The gates of Toronto's Chinatown with the CN Tower in the background.

The gates of Toronto’s Chinatown with the CN Tower in the background.

John talks fast and knows everyone. He points out the former home of Rotman’s Hat Shop, where for 40 years Mr. Rotman sold bowlers and fedoras while stubbing his cigarettes out in an ashtray attached to his desk chair.

At the Oriental Harvest store in Chinatown, John’s speech on the store’s selection of fresh seafood is interrupted when he spots a friend shopping for dragon fruit. In Koreatown’s P.A.T. Central Market, a woman calls out hello to John from the store’s vinegar aisle.

He grew up in these neighborhoods, John explains. In the living rooms of his childhood friends he picked up a little of their families’ native culture and language.

“My inner Jew comes out and it’s all over,” he confides.

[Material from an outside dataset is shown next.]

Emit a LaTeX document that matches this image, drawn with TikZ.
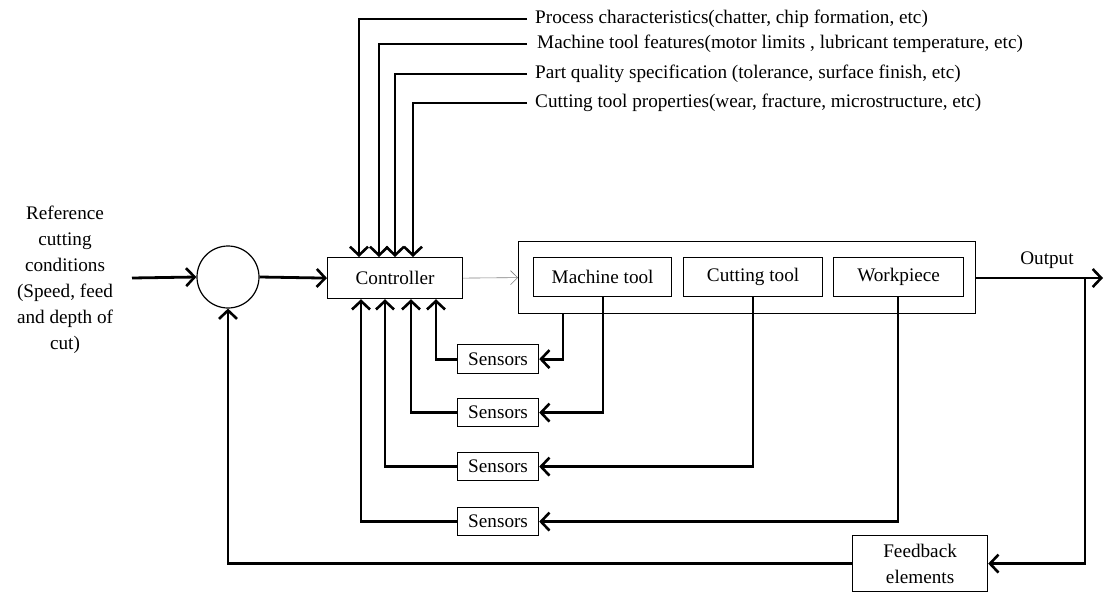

After grabbing a can of coconut water, John exits onto Bloor Street and walks a few blocks before taking a right on Palmerston Boulevard.

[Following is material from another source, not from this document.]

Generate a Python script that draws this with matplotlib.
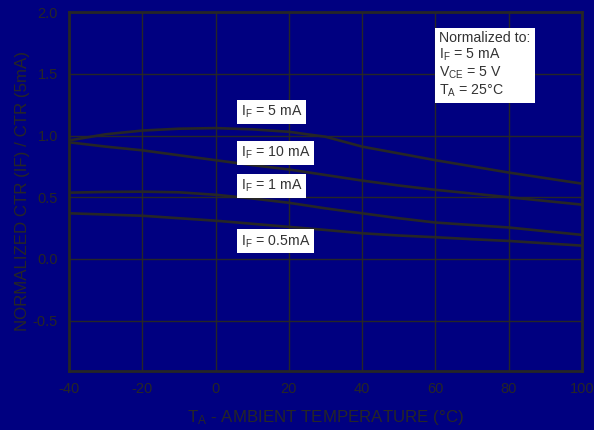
import matplotlib
matplotlib.use("Agg")
import matplotlib.pyplot as plt

plt.rcParams["font.family"] = ["Liberation Sans", "DejaVu Sans"]
plt.rcParams["mathtext.default"] = "regular"
plt.rcParams["axes.unicode_minus"] = False

# ambient temperature (deg C) and normalized CTR for each forward current
temp = [-40, -30, -20, -10, 0, 10, 20, 30, 40, 50, 60, 70, 80, 90, 100]
ctr_5ma = [0.96, 1.01, 1.04, 1.055, 1.06, 1.05, 1.03, 0.99, 0.91, 0.855, 0.80, 0.75, 0.70, 0.655, 0.61]
ctr_10ma = [0.945, 0.91, 0.88, 0.84, 0.80, 0.76, 0.725, 0.68, 0.635, 0.595, 0.56, 0.53, 0.50, 0.47, 0.44]
ctr_1ma = [0.537, 0.543, 0.545, 0.54, 0.52, 0.49, 0.455, 0.41, 0.37, 0.33, 0.295, 0.275, 0.255, 0.225, 0.195]
ctr_05ma = [0.37, 0.36, 0.35, 0.33, 0.31, 0.285, 0.26, 0.235, 0.208, 0.19, 0.176, 0.16, 0.146, 0.127, 0.108]

series = [ctr_5ma, ctr_10ma, ctr_1ma, ctr_05ma]
labels = ["I$_F$ = 5 mA", "I$_F$ = 10 mA", "I$_F$ = 1 mA", "I$_F$ = 0.5mA"]
label_y = [1.19, 0.857, 0.589, 0.143]

x_ticks = [-40, -20, 0, 20, 40, 60, 80, 100]
y_ticks = [-0.5, 0.0, 0.5, 1.0, 1.5, 2.0]

bg = "#000080"
ink = "#262626"

fig = plt.figure(figsize=(5.94, 4.30), dpi=100, facecolor=bg)
ax = fig.add_axes([0.1162, 0.1379, 0.8636, 0.8341], facecolor=bg)

for vals in series:
    ax.plot(temp, vals, color=ink, linewidth=1.9, zorder=3)

for txt, yv in zip(labels, label_y):
    ax.text(6.9, yv, txt, fontsize=10.2, color="#333333", va="center", ha="left", zorder=5,
            bbox=dict(boxstyle="square,pad=0.28", facecolor="white", edgecolor="none"))

ax.text(61.0, 1.85, "Normalized to:\nI$_F$ = 5 mA\nV$_{CE}$ = 5 V\nT$_A$ = 25°C",
        fontsize=10.2, color="#333333", va="top", ha="left", linespacing=1.15, zorder=5,
        bbox=dict(boxstyle="square,pad=0.3", facecolor="white", edgecolor="none"))

ax.set_xlim(-40, 100)
ax.set_ylim(-0.905, 2.0)
ax.set_xticks(x_ticks)
ax.set_yticks(y_ticks)
ax.set_yticklabels([f"{v:.1f}" for v in y_ticks])
ax.grid(True, color=ink, linewidth=1.0, zorder=1)
ax.set_axisbelow(True)
ax.tick_params(length=0, colors=ink, labelsize=10.5, pad=8)
for sp in ax.spines.values():
    sp.set_color(ink)
    sp.set_linewidth(2.0)

ax.set_xlabel("T$_A$ - AMBIENT TEMPERATURE (°C)", fontsize=12.2, color=ink, labelpad=9)
ax.set_ylabel("NORMALIZED CTR (IF) / CTR (5mA)", fontsize=12.2, color=ink)
ax.yaxis.set_label_coords(-0.077, 0.5)

fig.savefig("out.png", dpi=100, facecolor=bg)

The clatter of shopping carts and conversations in Korean disappears. We’re on a hushed street of three-story brick homes with rooftop verandas, butler pantries and horse carriages in the backyard.

Bicyclists peddle down Palmerston Boulevard in Toronto.

Bicyclists peddle down Palmerston Boulevard in Toronto.

This was the first gated community in Toronto, John says. Before the city got electricity, residents paid for gaslights to be installed in front of their homes, some of the city’s first streetlights.

And while Toronto welcomes people regardless of heritage, and once many arrive they leave the battles of their homeland behind – those from Israel and Palestine, Tibet and China, work and live together in peace, John says – there is perhaps at least one dividing line in the city.

John nods toward the brick houses behind him as re-enters the colorful, hustling streets of Koreatown.

“A lot of those residents don’t shop here,” he says.